I'm really starting to dislike the ECM/TBI system on the car. I've just replaced the cooling sensor, the MAP sensor, fixed a vacuum leak on the intake manifold and the darn thing still idles high. I'm assuming that I still have a vacuum leak on one of the lines so I'm going to have to pull every line off inspect it and see where I end up when I'm done.

Good luck with the 383 sounds good.

I may have found a great deal on a 383 as well and giving it some thought. I've already rebuilt the top half of my tired old 350 with vortec heads, edelbrock vortec intake and a carter 625 cfm carb. My gas mileage is horrible, so I just picked up a mustang T5 tranny with overdrive yesterday to install in the vette. Can't wait to have a 5th gear for driving down the highway.

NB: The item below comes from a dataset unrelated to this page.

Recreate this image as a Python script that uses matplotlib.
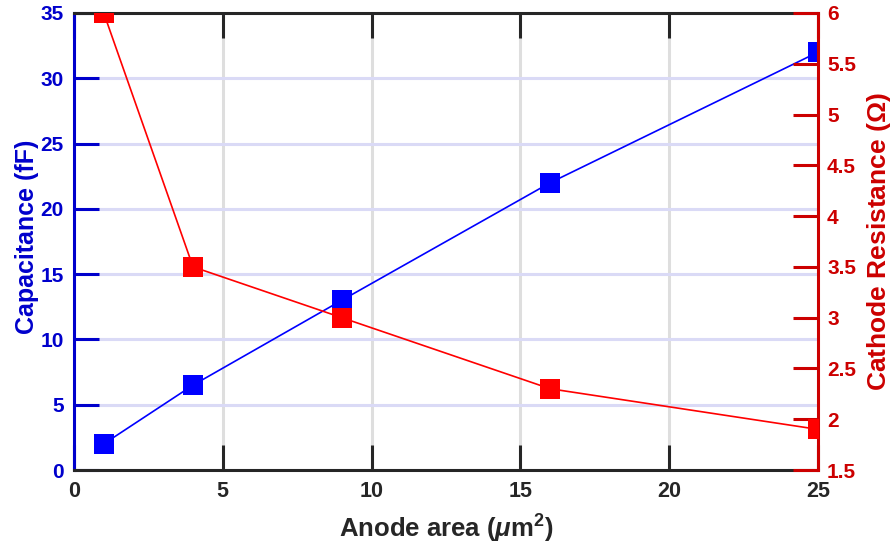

As for the 383, at the price you said you can get it for, $1,000, is possibly less than what it would cost to rebuild your 350 should it need it. I'm considering adding the Fast EFI or a TPI system off a C4 vette. The TPI systems are not expensive and there are quite a few guys running them... even on 383 engines. Not going to rev above 5500 without some mods but who cares. I'm not into big horsepower numbers but as they say... no replacement for displacement.

Jim
 
Don't get hung up on having to use the stock manifold on a 383, there are good options out there. I have an Offenhauser single plane on mine, and originally ran it with the stock q-jet and an adapter plate, which didn't fit under the hood. After running it with no hood for 2 years, I upgraded the carb to an Edelbrock Thunder Series AVS 800 cfm with no adapter plate and the hood JUST clears my air cleaner. Much better carb for the engine too, the rebuilt stocker couldn't hold a candle to the AVS.